More Pakistani soldiers have been killed trying to put down al Qaida and the resurgent Taliban in the high and barren wilds along the Afghan border than died in all the four wars against India put together. But the jihadis have shown no signs of wither while the Pakistan Army, verily the institution that holds this country together, takes huge blows to the body and to morale.
Last fortnight, Baitulla Mehsud’s Pakistani Taliban shot down a military chopper in south Waziristan, killing seven top army officials including Major General Jawed Sultan, the commander of anti-jihadi operations in the NWFP. The government quickly suspended action and sued for talks that the Taliban, such is their sway, have only agreed to consider.
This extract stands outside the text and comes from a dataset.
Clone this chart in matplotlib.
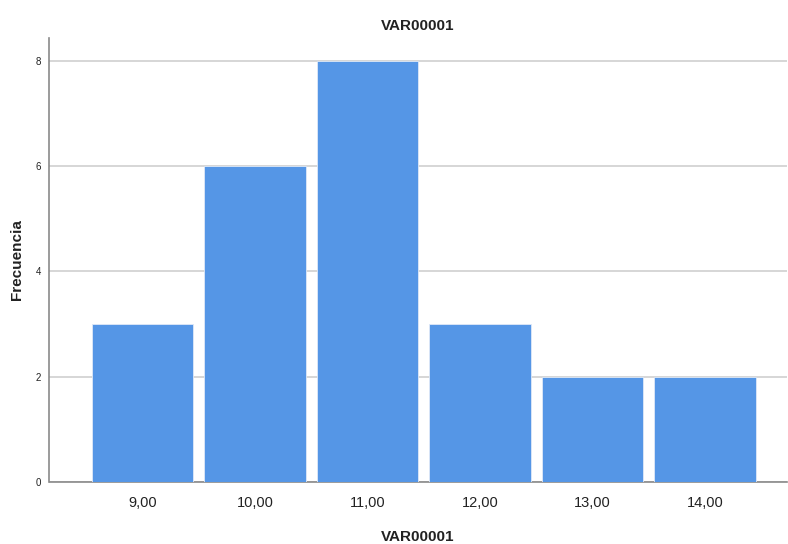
import matplotlib
matplotlib.use("Agg")
import matplotlib.pyplot as plt

categories = [9, 10, 11, 12, 13, 14]
tick_labels = ["9,00", "10,00", "11,00", "12,00", "13,00", "14,00"]
frequencies = [3, 6, 8, 3, 2, 2]
y_ticks = [0, 2, 4, 6, 8]

plt.rcParams['font.family'] = ['Liberation Sans', 'DejaVu Sans']

fig = plt.figure(figsize=(7.88, 5.44), dpi=100)
ax = fig.add_axes([49.5/788, 62/544, (787-49.5)/788, (482-38)/544])

ax.bar(categories, frequencies, width=0.9, color='#5596e6', edgecolor='#dfe9f7', linewidth=0.6, zorder=3)

ax.set_xlim(8.173, 14.73)
ax.set_ylim(0, 8.43)
ax.set_yticks(y_ticks)
ax.set_yticklabels([str(v) for v in y_ticks], fontsize=7, color='#222222')
ax.set_xticks(categories)
ax.set_xticklabels(tick_labels, fontsize=10.5, color='#222222')
ax.tick_params(axis='both', length=0, pad=6)
ax.tick_params(axis='x', pad=10)

ax.yaxis.grid(True, color='#d0d0d0', linewidth=1.2, zorder=0)
ax.set_axisbelow(True)
for s in ['top', 'right']:
    ax.spines[s].set_visible(False)
for s in ['left', 'bottom']:
    ax.spines[s].set_color('#8a8a8a')
    ax.spines[s].set_linewidth(1.2)

fig.text(418/788, 1 - 26/544, "VAR00001", ha='center', va='center', fontsize=11, fontweight='bold', color='#222222')
fig.text(418/788, 1 - 537/544, "VAR00001", ha='center', va='center', fontsize=11, fontweight='bold', color='#222222')
fig.text(17/788, 1 - 260/544, "Frecuencia", ha='center', va='center', rotation=90, fontsize=11, fontweight='bold', color='#222222')

fig.savefig("out.png", dpi=100)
Ahmed Rashid, author of a globally acclaimed work on the Taliban, believes he is merely being conservative in saying that his country is teetering on the edge and the ground underfoot is giving way.
None of the exploding commerce of Lahore’s neon-lit supermarkets, none of the cushioned comforts of his well-appointed bungalow, none of his weapon-ready private guards seems to contain Rashid’s galloping anxieties. “This is all fake, illusory,” he says. “One major strike by the jihadis anywhere in the world and I am convinced it will be traced back to Pakistan, such has been the proliferation. And then all the bets are off, there will be nothing to stop the Americans from doing here what they did in Afghanistan and Iraq. Musharraf is really their last man. He has the army and the army was meant to do the job. It very obviously can’t. Hundreds of his soldiers have deserted in Waziristan or just surrendered to the jihadis, that’s very disturbing.”
Democracy? Rashid lets out a laugh, then winces. “A popular democracy would probably have the strength to engage with these forces and co-opt or outflank them, but where are the people who will bring us that? Benazir Bhutto displayed a flicker of potential and look what happened to her. This is our most alarming and depressing moment because there is nobody to protect lives, I can’t see an agency that can.”
It’s a fair estimate that the government’s writ doesn’t run over nearly half of Pakistan — most of the NWFP and Balochistan in the west, substantial parts of Sindh down south. There is a daily war on in these parts that the Pakistani army has not been able to end in years. The trouble, though, is that increasingly it is a war refusing to be contained in the remoter regions; it’s exploding its frontiers into the heartland of Punjab and Sindh. Benazir Bhutto’s assassination and a slew of suicide bombings in Lahore and elsewhere are proof.
A former ISI general who would not be named explained the motives and mechanics. “Musharraf slept a long while with the jihadis, but of course they now hate him and his war on terror, they would do anything to bleed him,” the general said. “And they have a ready hand to take up arms — all the fellows that Musharraf trained for jihad in Kashmir but prevented from going across because he suddenly became a warrior against terror.”
The general wouldn’t give numbers, but he said there were enough of them around. “They are mostly Punjabi boys, high on motivation, low on occupation, it is no surprise they are joining hands with Pashtuni jihadis and expanding the constituency of terror.”
That’s the constituency Pakistani leaders perhaps need to win over more desperately than all those they have been fighting for in this election. Were you to believe the sagely Ahmed Rashid, it is beyond the scope of tomorrow’s election to throw up such a winner.